§ **DATA FOR PROCESSING**
/---

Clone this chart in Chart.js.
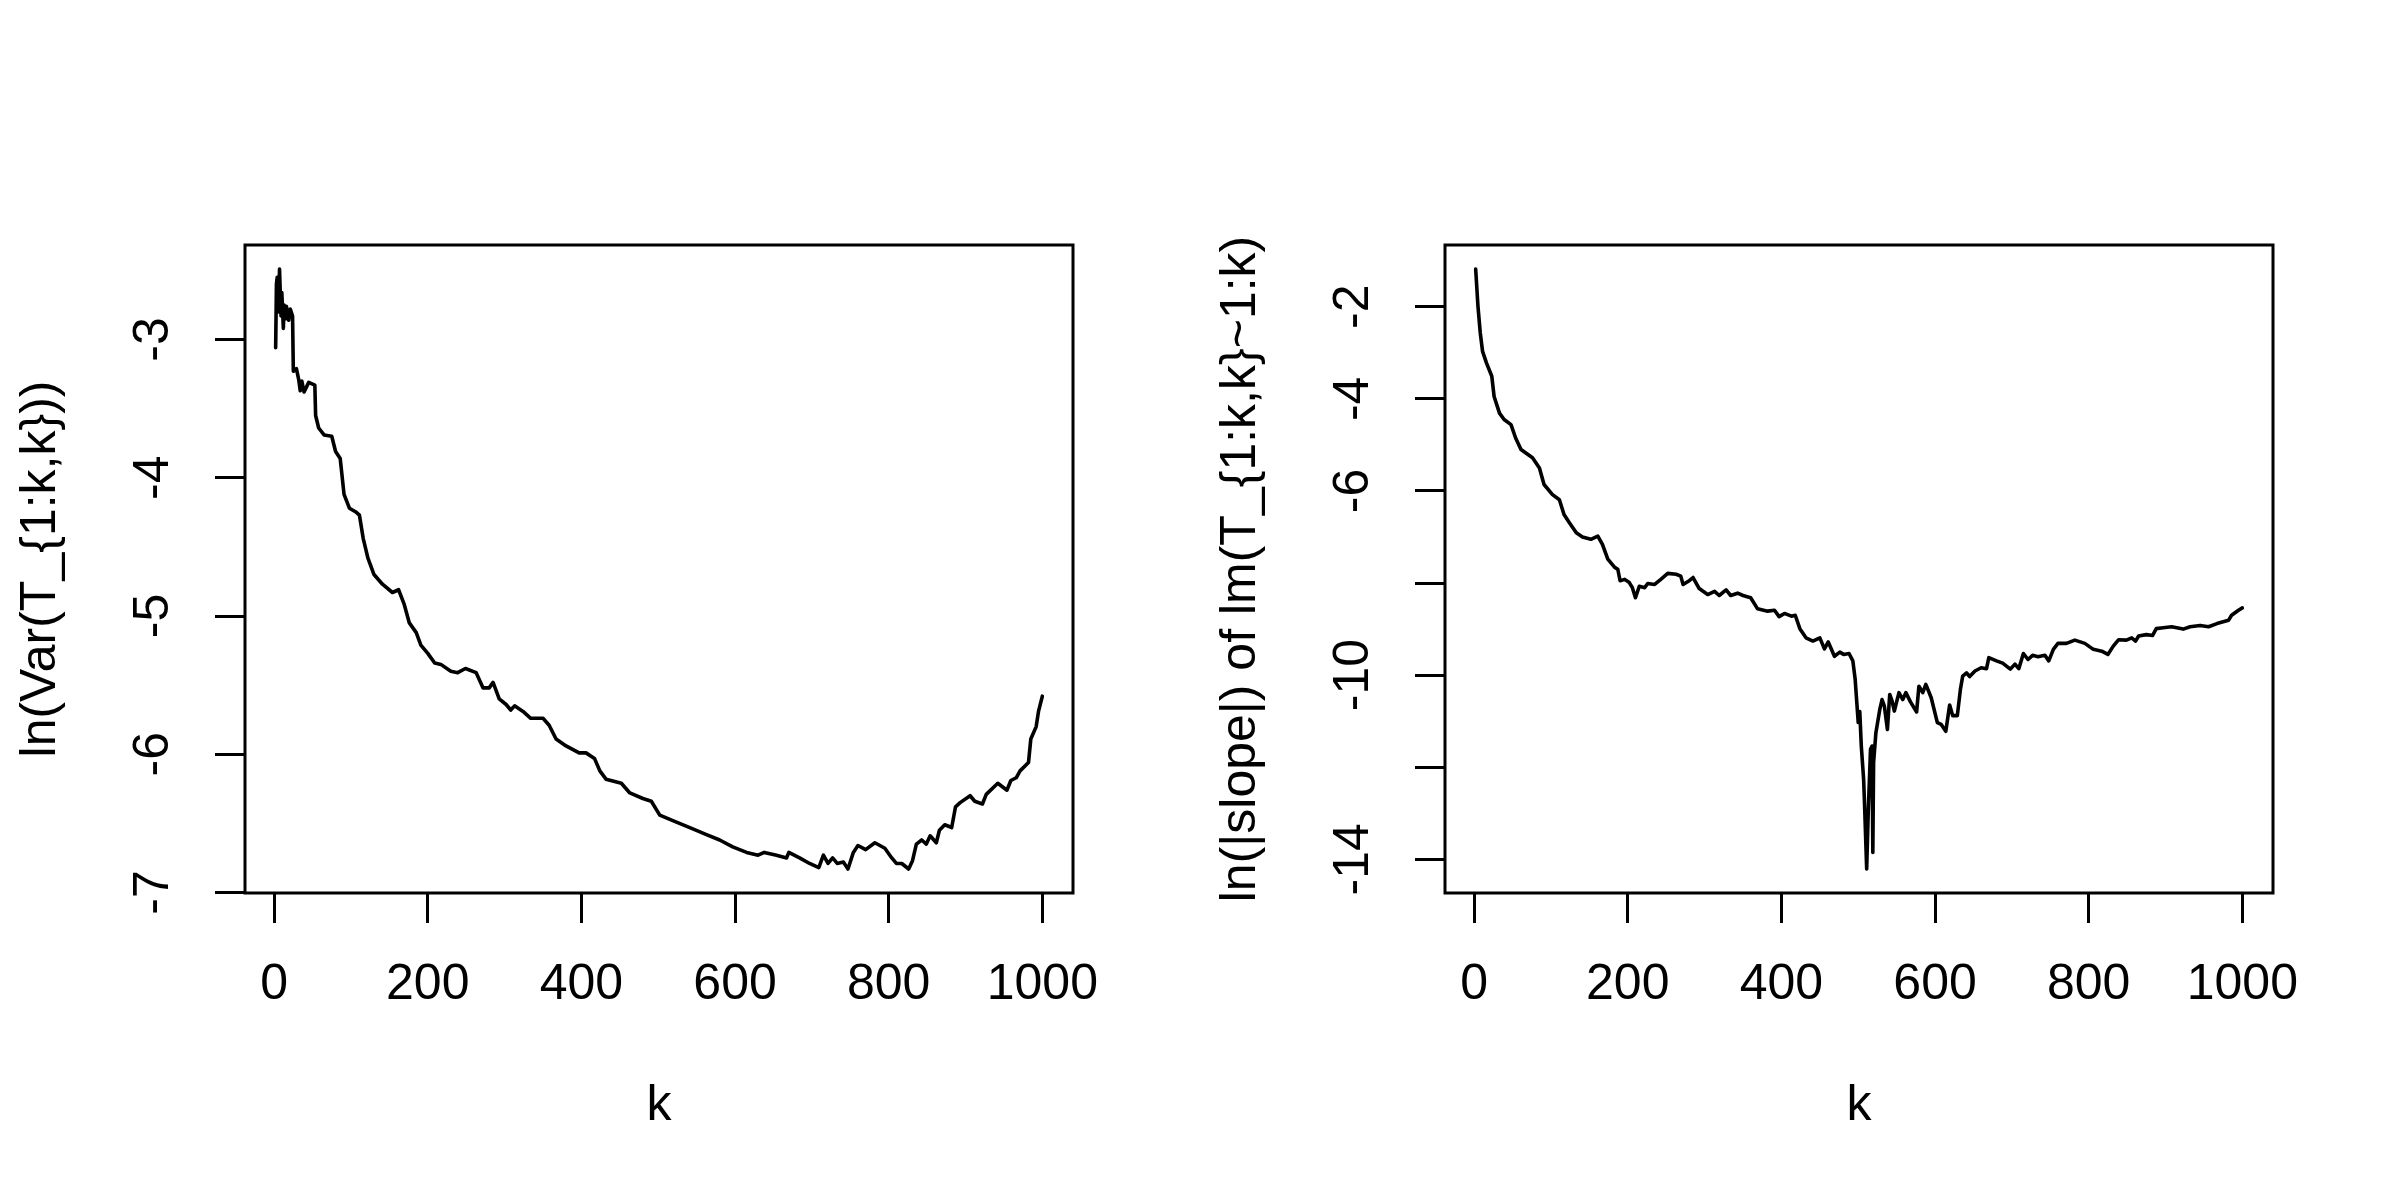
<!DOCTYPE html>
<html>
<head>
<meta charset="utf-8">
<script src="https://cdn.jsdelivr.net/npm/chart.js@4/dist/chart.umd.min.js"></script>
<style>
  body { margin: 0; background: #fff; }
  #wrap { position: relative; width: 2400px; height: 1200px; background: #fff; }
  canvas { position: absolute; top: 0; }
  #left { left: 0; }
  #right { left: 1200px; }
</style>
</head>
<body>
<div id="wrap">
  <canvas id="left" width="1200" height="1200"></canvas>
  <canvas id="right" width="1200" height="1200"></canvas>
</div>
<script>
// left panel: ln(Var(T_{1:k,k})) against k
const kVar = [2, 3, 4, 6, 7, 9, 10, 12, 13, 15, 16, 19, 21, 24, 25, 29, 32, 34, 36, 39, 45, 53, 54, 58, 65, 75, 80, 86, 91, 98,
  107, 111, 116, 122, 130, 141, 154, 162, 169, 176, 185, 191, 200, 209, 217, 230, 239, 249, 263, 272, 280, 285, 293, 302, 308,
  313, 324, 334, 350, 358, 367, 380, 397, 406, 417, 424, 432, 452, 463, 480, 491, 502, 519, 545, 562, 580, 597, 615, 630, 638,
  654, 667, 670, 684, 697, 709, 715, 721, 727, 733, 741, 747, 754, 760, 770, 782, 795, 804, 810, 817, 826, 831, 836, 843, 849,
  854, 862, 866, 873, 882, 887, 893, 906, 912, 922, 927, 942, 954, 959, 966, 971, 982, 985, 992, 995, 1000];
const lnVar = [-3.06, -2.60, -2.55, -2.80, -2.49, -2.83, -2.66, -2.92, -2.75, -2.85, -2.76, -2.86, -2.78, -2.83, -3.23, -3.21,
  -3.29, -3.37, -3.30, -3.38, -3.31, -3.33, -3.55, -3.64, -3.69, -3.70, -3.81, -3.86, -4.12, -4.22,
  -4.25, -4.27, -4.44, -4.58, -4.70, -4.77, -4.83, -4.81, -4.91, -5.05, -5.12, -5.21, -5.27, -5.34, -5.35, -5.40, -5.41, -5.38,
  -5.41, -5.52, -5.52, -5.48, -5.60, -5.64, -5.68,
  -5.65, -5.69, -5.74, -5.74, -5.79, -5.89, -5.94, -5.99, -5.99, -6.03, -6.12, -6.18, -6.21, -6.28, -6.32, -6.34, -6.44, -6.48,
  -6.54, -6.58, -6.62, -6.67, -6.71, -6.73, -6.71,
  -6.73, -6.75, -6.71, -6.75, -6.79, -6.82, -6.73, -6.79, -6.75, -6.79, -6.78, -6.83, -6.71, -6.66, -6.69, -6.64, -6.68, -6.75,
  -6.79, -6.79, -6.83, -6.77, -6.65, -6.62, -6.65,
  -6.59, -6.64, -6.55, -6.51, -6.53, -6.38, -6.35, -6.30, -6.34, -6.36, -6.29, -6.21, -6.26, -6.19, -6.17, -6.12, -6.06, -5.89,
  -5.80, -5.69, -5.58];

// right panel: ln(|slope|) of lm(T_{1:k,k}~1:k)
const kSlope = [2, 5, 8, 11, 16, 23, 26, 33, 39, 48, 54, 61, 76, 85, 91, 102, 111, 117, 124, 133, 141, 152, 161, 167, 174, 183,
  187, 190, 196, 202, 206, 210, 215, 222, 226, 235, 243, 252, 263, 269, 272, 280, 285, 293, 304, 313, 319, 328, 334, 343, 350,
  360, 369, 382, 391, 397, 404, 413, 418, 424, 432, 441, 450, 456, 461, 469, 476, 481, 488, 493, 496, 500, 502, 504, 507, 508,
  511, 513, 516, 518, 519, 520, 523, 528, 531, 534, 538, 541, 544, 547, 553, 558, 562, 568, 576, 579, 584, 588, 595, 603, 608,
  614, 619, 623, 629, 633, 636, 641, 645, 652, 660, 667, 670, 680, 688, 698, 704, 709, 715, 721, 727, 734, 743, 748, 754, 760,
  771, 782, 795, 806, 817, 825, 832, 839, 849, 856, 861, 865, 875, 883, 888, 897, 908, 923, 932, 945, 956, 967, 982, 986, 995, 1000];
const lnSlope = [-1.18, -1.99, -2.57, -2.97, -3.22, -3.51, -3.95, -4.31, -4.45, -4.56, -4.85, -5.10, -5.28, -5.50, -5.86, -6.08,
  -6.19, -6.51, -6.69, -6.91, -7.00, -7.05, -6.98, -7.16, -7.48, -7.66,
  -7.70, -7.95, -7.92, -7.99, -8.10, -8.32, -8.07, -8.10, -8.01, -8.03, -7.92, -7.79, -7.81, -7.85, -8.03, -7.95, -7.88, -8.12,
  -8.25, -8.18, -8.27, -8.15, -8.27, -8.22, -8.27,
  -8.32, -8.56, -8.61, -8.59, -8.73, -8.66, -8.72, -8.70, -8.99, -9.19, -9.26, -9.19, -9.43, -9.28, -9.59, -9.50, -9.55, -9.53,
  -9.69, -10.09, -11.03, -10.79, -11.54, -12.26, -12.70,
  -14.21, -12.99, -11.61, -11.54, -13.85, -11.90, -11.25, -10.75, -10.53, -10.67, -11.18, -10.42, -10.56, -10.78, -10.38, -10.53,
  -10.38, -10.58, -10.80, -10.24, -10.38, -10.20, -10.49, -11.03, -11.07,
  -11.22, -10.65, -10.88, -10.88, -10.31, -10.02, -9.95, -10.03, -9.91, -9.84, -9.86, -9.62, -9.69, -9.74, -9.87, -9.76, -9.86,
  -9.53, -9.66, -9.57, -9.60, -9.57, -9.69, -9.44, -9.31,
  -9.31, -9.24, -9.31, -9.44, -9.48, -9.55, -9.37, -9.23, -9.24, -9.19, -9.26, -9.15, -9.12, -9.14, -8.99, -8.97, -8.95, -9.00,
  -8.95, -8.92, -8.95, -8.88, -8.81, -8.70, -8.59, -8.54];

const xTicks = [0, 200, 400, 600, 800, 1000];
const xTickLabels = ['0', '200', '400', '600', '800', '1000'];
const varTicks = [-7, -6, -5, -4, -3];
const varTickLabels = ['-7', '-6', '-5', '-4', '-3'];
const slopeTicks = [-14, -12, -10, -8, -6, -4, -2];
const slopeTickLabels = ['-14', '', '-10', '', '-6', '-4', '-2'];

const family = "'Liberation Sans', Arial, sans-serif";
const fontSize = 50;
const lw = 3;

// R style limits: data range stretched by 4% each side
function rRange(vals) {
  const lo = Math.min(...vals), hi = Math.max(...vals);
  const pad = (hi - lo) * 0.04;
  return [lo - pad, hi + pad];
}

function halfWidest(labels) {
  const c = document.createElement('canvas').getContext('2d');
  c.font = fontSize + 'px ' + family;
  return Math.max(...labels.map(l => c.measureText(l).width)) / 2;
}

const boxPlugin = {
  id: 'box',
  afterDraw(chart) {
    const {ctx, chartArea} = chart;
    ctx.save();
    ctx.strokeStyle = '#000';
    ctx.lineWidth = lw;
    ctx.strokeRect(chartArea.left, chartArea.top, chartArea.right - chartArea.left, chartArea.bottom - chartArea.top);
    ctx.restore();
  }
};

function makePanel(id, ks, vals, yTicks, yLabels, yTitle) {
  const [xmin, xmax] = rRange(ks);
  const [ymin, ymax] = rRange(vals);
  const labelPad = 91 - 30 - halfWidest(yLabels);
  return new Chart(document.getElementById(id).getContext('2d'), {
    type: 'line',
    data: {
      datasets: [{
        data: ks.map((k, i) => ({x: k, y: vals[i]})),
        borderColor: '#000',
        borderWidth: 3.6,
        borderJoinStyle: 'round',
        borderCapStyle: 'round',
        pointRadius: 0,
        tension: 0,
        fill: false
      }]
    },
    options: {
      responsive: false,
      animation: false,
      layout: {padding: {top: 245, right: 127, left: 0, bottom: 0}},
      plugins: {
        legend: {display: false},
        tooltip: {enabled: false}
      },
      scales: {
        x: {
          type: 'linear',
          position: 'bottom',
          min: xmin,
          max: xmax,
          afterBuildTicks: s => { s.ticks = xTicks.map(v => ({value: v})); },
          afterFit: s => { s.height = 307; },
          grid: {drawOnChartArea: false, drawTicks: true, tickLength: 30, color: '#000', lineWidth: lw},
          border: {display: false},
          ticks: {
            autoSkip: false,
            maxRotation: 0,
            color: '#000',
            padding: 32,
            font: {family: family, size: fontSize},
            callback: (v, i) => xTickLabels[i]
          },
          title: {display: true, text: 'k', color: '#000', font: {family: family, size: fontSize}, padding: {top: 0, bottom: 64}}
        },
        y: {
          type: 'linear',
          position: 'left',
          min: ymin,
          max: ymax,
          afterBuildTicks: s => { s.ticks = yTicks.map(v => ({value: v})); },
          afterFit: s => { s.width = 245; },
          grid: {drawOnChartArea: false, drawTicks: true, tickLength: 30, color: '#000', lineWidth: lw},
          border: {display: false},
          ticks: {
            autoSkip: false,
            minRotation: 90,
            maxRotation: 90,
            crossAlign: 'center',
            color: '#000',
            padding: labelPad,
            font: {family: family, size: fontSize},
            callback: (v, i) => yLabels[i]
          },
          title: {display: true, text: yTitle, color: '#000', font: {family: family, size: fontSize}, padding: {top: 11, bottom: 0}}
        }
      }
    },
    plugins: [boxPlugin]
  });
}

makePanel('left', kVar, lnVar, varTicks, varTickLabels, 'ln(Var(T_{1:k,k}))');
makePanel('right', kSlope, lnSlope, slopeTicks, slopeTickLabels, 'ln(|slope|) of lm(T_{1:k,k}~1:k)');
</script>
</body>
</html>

\---
/---

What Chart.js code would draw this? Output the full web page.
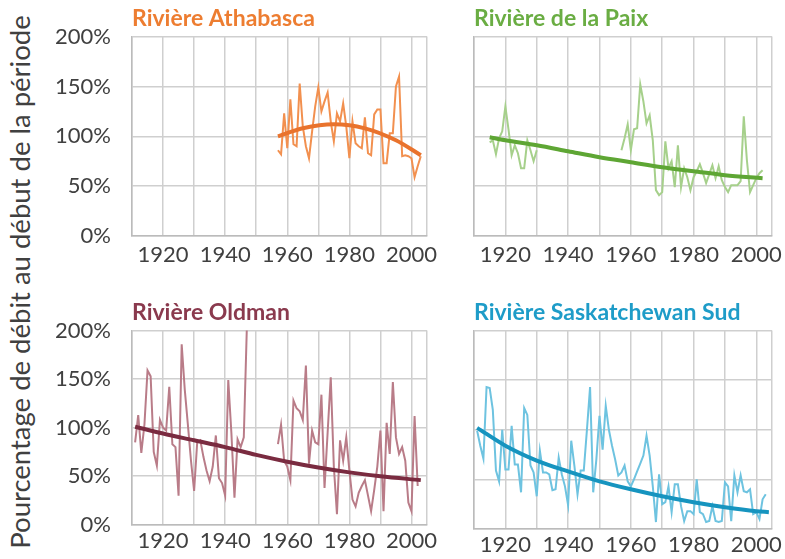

\---

Of the lines in the entries above, how many include "this"? Only the number should be given.

§ **THE OUTPUT**
2